O serviço de ondas curtas da BBC foi ressuscitado. Eles estão transmitindo diariamente em dois horários, de 13h às 15h, na faixa de 15730KHz, e das 20 às 22h em 5875KHz. Todo o território ucraniano é coberto pela transmissão, e os russos não têm recursos pra desviar pra tentar interferir nos sinais.
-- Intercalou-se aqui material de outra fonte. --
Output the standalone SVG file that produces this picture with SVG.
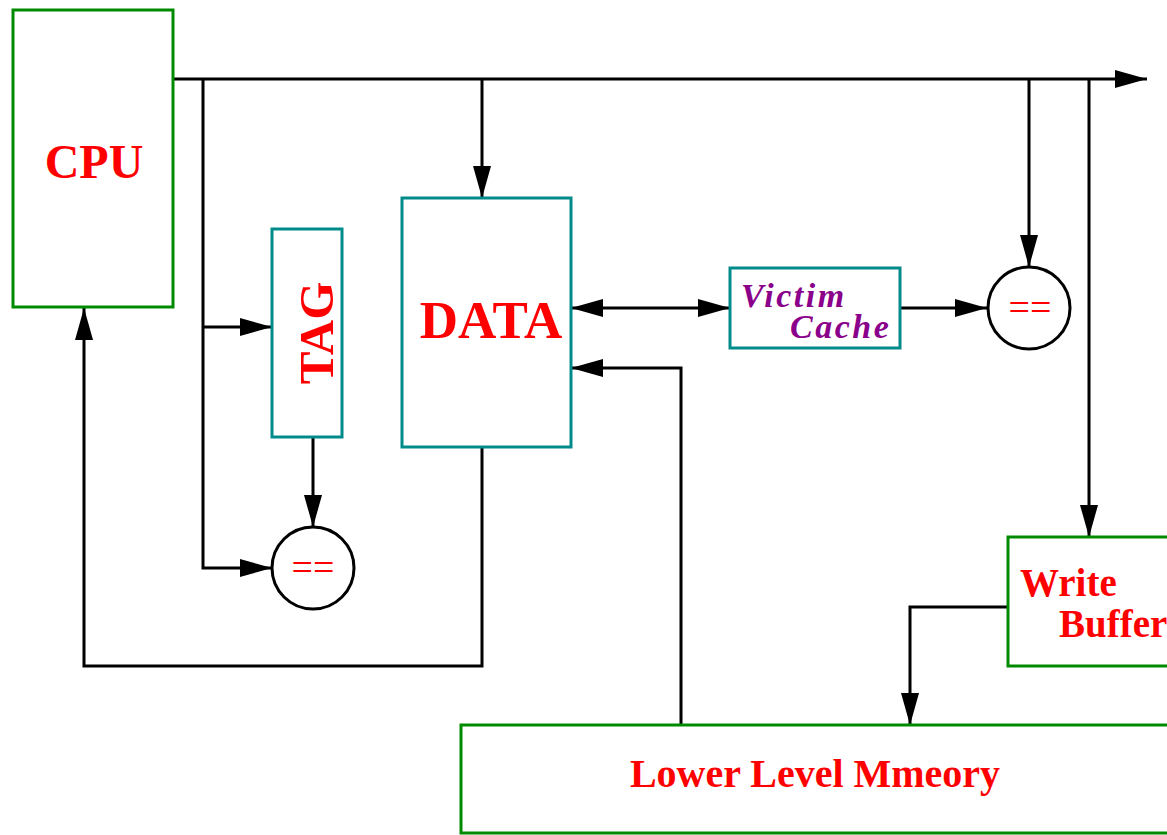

A BBC aposta que os ucranianos são mais conservadores, e ainda possuem rádios em casa. Como as babuskas adoram rádio, provavelmente a BBC está certa, mas um radinho que capte ondas curtas custa muito barato, e ainda são muito vendidos nas Ali Expresses da vida. Eu Tem alimentação por tomada, pilha, tem bateria recarregável, AM, FM e 8 faixas de ondas curtas, MP3 via USB e leitor de cartão SD. Tá na faixa dos cento e poucos reais. Em tempos de apagão, enchente e eventual guerra total termonuclear, recomendo muito.

 

Por ser uma tecnologia totalmente analógica, o rádio é bem mais simples e barato, e funciona mesmo em condições bastante degradadas. Uma transmissão bem ruim ainda é inteligível, enquanto uma transmissão digital ficaria completamente embaralhada. Por ser voz, o reconhecimento é imediato, não há apps para instalar, firmware para ser atualizado, hotspot wifi para ser acessado e configurado.

 

Você nunca está fora de alcance, e não corre risco de ser interceptado, pois você não está transmitindo nada (em tempo: isso não é 100% tecnicamente correto mas ninguém vai fazer varredura eletrônica em zona de guerra atrás de radinho de pilha).

 

Muitos anos atrás, ocorreu um apagão sério no Rio de Janeiro. Aos poucos os nobreaks foram ficando sem energia. Depois as torres de celulares foram uma a uma se desconectando, quando o combustível dos geradores acabou. Horas e horas sem luz, sem eletricidade, sem qualquer forma de comunicação. Salvou-me este bichinho aqui:

 

É um radinho de pilha, AM/FM de marca Shuray. Durante a noite consegui acompanhar pela CBN e outras rádios a situação no Estado. Foi a diferença entre não saber nada, e ter total noção do estado das coisas.

 

Não foi nenhuma internet, nenhuma supervia de informações, nenhuma maravilha tecnológica. Quem ficou no ar, firme e forte foi o bom, velho e obsoleto rádio.

 

Em 1º de agosto de 1981 a MTV ia ao ar, seu primeiro videoclipe foi “Video killed the radio star”, da banda The Buggles, promovendo a ideia de que o futuro era o videoclipe, a TV, o rádio com imagem, como dizia Black Boy, em Armação Ilimitada.

 

Os Buggles se separaram em 1982. Em 2010 a MTV transmitiu seu último videoclipe como Music Television, passando a se focar em programação mais convencional, como reality shows onde promovia valores como gravidez na adolescência. Hoje o canal que criou obras magníficas como o Liquid Television é só mais um canal de boomers tentando parecer descolados.

 

Já o rádio? Bem, o rádio vai bem, obrigado. Quem acertou mesmo foi o Queen, em Radio Gaga: mesmo tenho um safado xing-ling de marca imaginária que funciona que é uma beleza.